Did Lexus make a BMW? Or did BMW make a Lexus? This and other 2017 surprises

Fri, Dec 29 2017

It's that time of year again. The calendar is about to reach its end, Star Trek Cats 2018 is about to take its place, and I'm reflecting about all the cars that graced my driveway this year or summoned me to exotic places. You know, like Stuttgart or Phoenix. In 2017, I drove at least 57, and as I perused the list of them, I started to notice a common refrain: "This car surprised me." Most were pleasant surprises, but there were a few head scratchers and facepalms for good measure. In both cases, it was generally the result of car companies seemingly trying to break out of an existing mold. Nowhere was that more apparent than the pair of Lexuses slathered in Infrared paint: The LS 500 that left me this week and the LC 500 that was my favorite car of 2017. Though Lexus has been trying to shake its crusty, gold-packaged reputation for some time now, its efforts always seemed like an old man choosing Hollister to redo his wardrobe after realizing it hasn't been updated since 1987. I fell in love with the LC, genuinely floored by its near-perfect take on the GT. It's characterful in sound, appearance and tactility. It was at home in the city, in the mountain and on the open road. It was both comfortable and thrilling, and after driving the mechanically related LS 500, I can report that the LC's talents aren't an outlier.
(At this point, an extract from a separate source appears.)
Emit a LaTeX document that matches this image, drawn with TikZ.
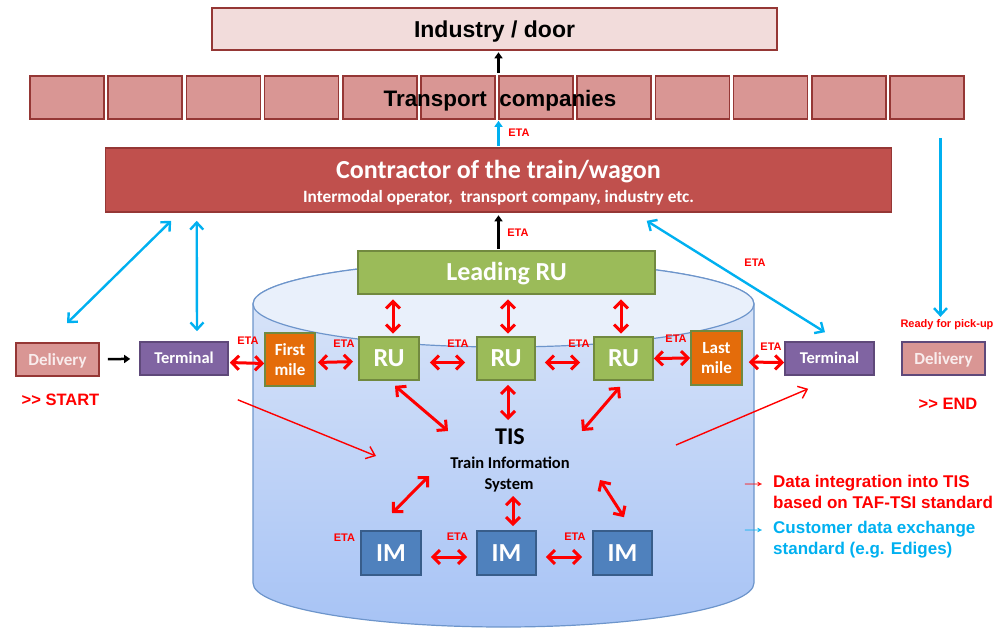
\documentclass[tikz,border=0pt]{standalone}
\usepackage{fontspec}
\usepackage{graphicx}
\setmainfont{Liberation Sans}
\newfontfamily\calfont{Carlito}
\usetikzlibrary{arrows.meta}
\definecolor{pinkL}{HTML}{F2DCDB}
\definecolor{pinkM}{HTML}{D99694}
\definecolor{dred}{HTML}{953735}
\definecolor{cred}{HTML}{C0504D}
\definecolor{gfill}{HTML}{9BBB59}
\definecolor{gline}{HTML}{71893F}
\definecolor{ofill}{HTML}{E46C0A}
\definecolor{pfill}{HTML}{8064A2}
\definecolor{pline}{HTML}{5F497A}
\definecolor{bfill}{HTML}{4F81BD}
\definecolor{bline}{HTML}{385D8A}
\definecolor{cyanA}{HTML}{00B0F0}
\definecolor{redA}{HTML}{FF0000}
\definecolor{cylTop}{HTML}{E9F0FB}
\definecolor{cylHi}{HTML}{DDE7F9}
\definecolor{cylLo}{HTML}{A7C3F5}
\definecolor{cylLine}{HTML}{6D95CB}
\newcommand\fsz[1]{\fontsize{#1}{#1}\selectfont}
\begin{document}
\begin{tikzpicture}[x=1pt,y=-1pt,
  capht/.style={text height=#1, text depth=0pt},
  base/.style={rectangle, inner sep=0pt, line width=1.6pt, align=center},
  indbox/.style={base, fill=pinkL, draw=dred, font=\bfseries\fsz{23}, capht=16.5pt},
  tcbox/.style={base, fill=pinkM, draw=dred, minimum width=74, minimum height=43},
  contrbox/.style={base, fill=cred, draw=dred, minimum width=786, minimum height=64},
  grbox/.style={base, fill=gfill, draw=gline, text=white, font=\calfont\bfseries\fsz{26}, capht=16.7pt},
  milebox/.style={base, fill=ofill, draw=gline, text=white, minimum width=50, minimum height=53, font=\calfont\bfseries\fontsize{17}{20}\selectfont},
  termbox/.style={base, fill=pfill, draw=pline, text=white, minimum width=88, minimum height=33, font=\calfont\bfseries\fsz{16.5}, capht=10.6pt},
  delbox/.style={base, fill=pinkM, minimum width=83, minimum height=33, text=pinkL!50!white, font=\calfont\bfseries\fsz{17}, capht=11pt},
  imbox/.style={base, fill=bfill, draw=bline, text=white, minimum width=59, minimum height=44, font=\calfont\bfseries\fsz{26}, capht=16.7pt},
  plain/.style={inner sep=0pt},
  eta/.style={plain, text=redA, font=\bfseries\fsz{11}, capht=7.9pt},
  redtxt/.style={plain, text=redA, font=\bfseries\fsz{16.5}, capht=11.8pt},
  legtxt/.style={plain, anchor=base west, font=\bfseries\fsz{17}},
  rarr/.style={draw=redA, line width=3pt, {Straight Barb[length=7pt,width=14pt]}-{Straight Barb[length=7pt,width=14pt]}},
  cyarr/.style={draw=cyanA, line width=2.4pt, {Straight Barb[length=7pt,width=13pt]}-{Straight Barb[length=7pt,width=13pt]}},
  cyone/.style={draw=cyanA, line width=2.4pt, -{Straight Barb[length=7pt,width=13pt]}},
  thinred/.style={draw=redA, line width=1.4pt, -{Straight Barb[length=8pt,width=13pt]}},
  blk/.style={draw=black, line width=2.5pt, -{Triangle[length=6pt,width=8pt]}},
  cyeta/.style={draw=cyanA, line width=2.5pt, -{Triangle[length=6pt,width=8pt]}}
]
\useasboundingbox (0,0) rectangle (997,629);

% cylinder
\path[top color=cylHi, bottom color=cylLo, draw=cylLine, line width=1.2pt]
  (253,304) -- (253,583) arc[start angle=180, end angle=360, x radius=250.5pt, y radius=44pt]
  -- (754,304) arc[start angle=0, end angle=180, x radius=250.5pt, y radius=43pt] -- cycle;
\draw[fill=cylTop, draw=cylLine, line width=1.2pt] (503.5,304) ellipse [x radius=250.5pt, y radius=43pt];

% top boxes
\node[indbox, minimum width=565, minimum height=42] (ind) at (494.5,29) {Industry / door};
\foreach \i in {0,...,11} \node[tcbox] (tb\i) at ({67+\i*78.18},97.5) {};
\node[plain, font=\bfseries\fsz{22.4}, capht=16pt] (tc) at (500,98) {Transport~~companies};
\node[contrbox] (contr) at (498.5,180) {};
\node[plain, text=white, font=\calfont\bfseries\fsz{26}, capht=16.7pt] (contrT) at (498.5,170.5) {Contractor of the train/wagon};
\node[plain, text=white, font=\calfont\bfseries\fsz{17.3}, capht=11.1pt] (contrS) at (498.5,196.5) {Intermodal operator,~~transport company, industry etc.};

% leading RU and RUs
\node[grbox, minimum width=297, minimum height=43] (lead) at (506.5,272.5) {Leading RU};
\node[grbox, minimum width=60, minimum height=43] (ru1) at (389,358.5) {RU};
\node[grbox, minimum width=58, minimum height=43] (ru2) at (506,358.5) {RU};
\node[grbox, minimum width=59, minimum height=43] (ru3) at (623.5,358.5) {RU};
\node[milebox] (first) at (290,359.5) {First\\mile};
\node[milebox, minimum width=51, minimum height=54] (last) at (716.5,358) {Last\\mile};

% terminals and deliveries
\node[delbox, draw=dred] (delL) at (57.5,359.5) {Delivery};
\node[termbox] (termL) at (184,358.5) {Terminal};
\node[termbox, minimum width=89] (termR) at (829.5,358.5) {Terminal};
\node[delbox, draw=pline] (delR) at (943.5,358.5) {Delivery};
\node[redtxt] (start) at (60.5,399.5) {{>}{>} START};
\node[redtxt] (endt) at (948,404) {{>}{>} END};
\node[eta] (ready) at (947,324) {Ready for pick-up};

% TIS
\node[plain, font=\calfont\bfseries\fsz{24}, capht=15.5pt] (tis) at (510,437) {TIS};
\node[plain, font=\calfont\bfseries\fsz{16.5}, capht=10.6pt] (tisd1) at (510,463.5) {Train Information};
\node[plain, font=\calfont\bfseries\fsz{16.5}, capht=10.6pt] (tisd2) at (509,484) {System};
\coordinate (tisA) at (448,431);
\coordinate (tisB) at (508,420);
\coordinate (tisC) at (582,431);
\coordinate (tisD) at (429,476);
\coordinate (tisE) at (513,496);
\coordinate (tisF) at (600,480);
\coordinate (tisL) at (376,456);
\coordinate (tisR) at (676,445);

% IMs
\node[imbox, minimum width=60] (im1) at (391,553) {IM};
\node[imbox] (im2) at (506.5,553) {IM};
\node[imbox] (im3) at (622.5,553) {IM};

% ETA labels
\node[eta] (eTC) at (519,133) {ETA};
\node[eta] (eLead) at (518,233) {ETA};
\node[eta] (eTopR) at (755,263) {ETA};
\node[eta] (e1) at (248,341) {ETA};
\node[eta] (e2) at (344,344) {ETA};
\node[eta] (e3) at (458,344) {ETA};
\node[eta] (e4) at (579,344) {ETA};
\node[eta] (e5) at (676,339) {ETA};
\node[eta] (e6) at (771,347) {ETA};
\node[eta] (e7) at (344.5,537.5) {ETA};
\node[eta] (e8) at (457.5,537) {ETA};
\node[eta] (e9) at (575,537) {ETA};

% legend
\node[legtxt, anchor=base east, font=\fsz{18}, text=redA] (lgA1) at (768,487) {\scalebox{1.6}[1]{→}};
\node[legtxt, text=redA] (lg1) at (773,487) {Data integration into TIS};
\node[legtxt, text=redA] (lg2) at (773,508) {based on TAF-TSI standard};
\node[legtxt, anchor=base east, font=\fsz{18}, text=cyanA] (lgA2) at (768,533) {\scalebox{1.6}[1]{→}};
\node[legtxt, text=cyanA] (lg3) at (773,533) {Customer data exchange};
\node[legtxt, text=cyanA] (lg4) at (773,554) {standard (e.g. Ediges)};

% black and cyan vertical arrows in the middle
\draw[blk, shorten <=2pt, shorten >=1.5pt] (contr.north |- tb0.north) -- (contr.north |- ind.south);
\draw[cyeta, shorten <=1pt, shorten >=1pt] (contr.north) -- (contr.north |- tb0.south);
\draw[blk, shorten <=1pt, shorten >=2.5pt] (contr.south |- lead.north) -- (contr.south);
\draw[blk, shorten <=8pt, shorten >=9pt] (delL) -- (termL);

% cyan arrows
\draw[cyarr] ([xshift=66.5pt,yshift=-8pt]contr.south west) -- ([xshift=9.5pt,yshift=19pt]delL.north);
\draw[cyarr] ([xshift=92pt,yshift=-8pt]contr.south west) -- ([xshift=13pt,yshift=10pt]termL.north);
\draw[cyarr] ([xshift=542pt,yshift=-8pt]contr.south west) -- ([xshift=-4.5pt,yshift=9pt]termR.north);
\coordinate (rp) at ([xshift=13.5pt,yshift=-18pt]tb11.south);
\draw[cyone, shorten >=3pt] (rp) -- (rp |- ready.north);

% red chain arrows
\draw[rarr, shorten <=1pt] ([yshift=-4pt]termL.east) -- ([yshift=-4pt]first.west);
\draw[rarr, shorten <=2.2pt, shorten >=5.2pt] ([yshift=-3pt]first.east) -- ([yshift=-3pt]ru1.west);
\draw[rarr, shorten <=10pt, shorten >=11pt] ([yshift=-4pt]ru1.east) -- ([yshift=-4pt]ru2.west);
\draw[rarr, shorten <=9pt, shorten >=13pt] ([yshift=-4pt]ru2.east) -- ([yshift=-4pt]ru3.west);
\draw[rarr] (ru3.east) -- (last.west);
\draw[rarr, shorten <=6pt] ([yshift=-4pt]last.east) -- ([yshift=-4pt]termR.west);
\draw[rarr, shorten <=9pt, shorten >=9pt] ([yshift=-4pt]im1.east) -- ([yshift=-4pt]im2.west);
\draw[rarr, shorten <=9pt, shorten >=10pt] ([yshift=-4pt]im2.east) -- ([yshift=-4pt]im3.west);

% leading RU to RUs
\draw[rarr, shorten <=4.5pt, shorten >=2.5pt] ([xshift=4pt]ru1.north |- lead.south) -- ([xshift=4pt]ru1.north);
\draw[rarr, shorten <=4.5pt, shorten >=2.5pt] ([xshift=2pt]ru2.north |- lead.south) -- ([xshift=2pt]ru2.north);
\draw[rarr, shorten <=4.5pt, shorten >=2.5pt] ([xshift=-2.5pt]ru3.north |- lead.south) -- ([xshift=-2.5pt]ru3.north);

% RUs and IMs to TIS
\draw[rarr] ([xshift=6pt,yshift=-5pt]ru1.south) -- (tisA);
\draw[rarr] ([xshift=2pt,yshift=-4pt]ru2.south) -- (tisB);
\draw[rarr] ([xshift=-3.5pt,yshift=-6pt]ru3.south) -- (tisC);
\draw[rarr] (tisD) -- ([xshift=1pt,yshift=17pt]im1.north);
\draw[rarr] (tisE) -- ([xshift=6.5pt,yshift=4pt]im2.north);
\draw[rarr] (tisF) -- ([xshift=1.5pt,yshift=13pt]im3.north);

% long thin red arrows
\draw[thinred] ([xshift=9pt,yshift=-24pt]termL.south east) -- (tisL);
\draw[thinred] (tisR) -- ([xshift=24pt,yshift=-13pt]termR.south west);
\end{tikzpicture}
\end{document}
The LS 500's turbo V6 may make different noises than the LC's naturally aspirated V8, but it nevertheless invigorates the cabin when the car is placed in Sport+ mode. The steering is truly communicative, body motions are kept in miraculous check, and I absolutely forgot I was in an enormous luxury limo ... and a Lexus one at that. It was everything that the BMW 530e was not. I drove that on the exact same roads and was utterly bored the entire time. Generally doughy, lifeless steering, more distant than Planet 9. And no, the plug-in hybrid powertrain had nothing to do with that. At least it shouldn't. The Porsche Panamera S e-Hybrid I also drove this year proves that, as do the Hyundai Ioniqs, which are surprisingly adept and fun little cars regardless of what powers their wheels (Hyundai + hybrid = fun really blew me away). I would drive that Lexus LS F Sport over the BMW 5 Series any day of the week, which seems like a shocking thing to say in relation to either car. While Lexus is seemingly breaking out of its old crusty mold, BMW seems to be climbing into one.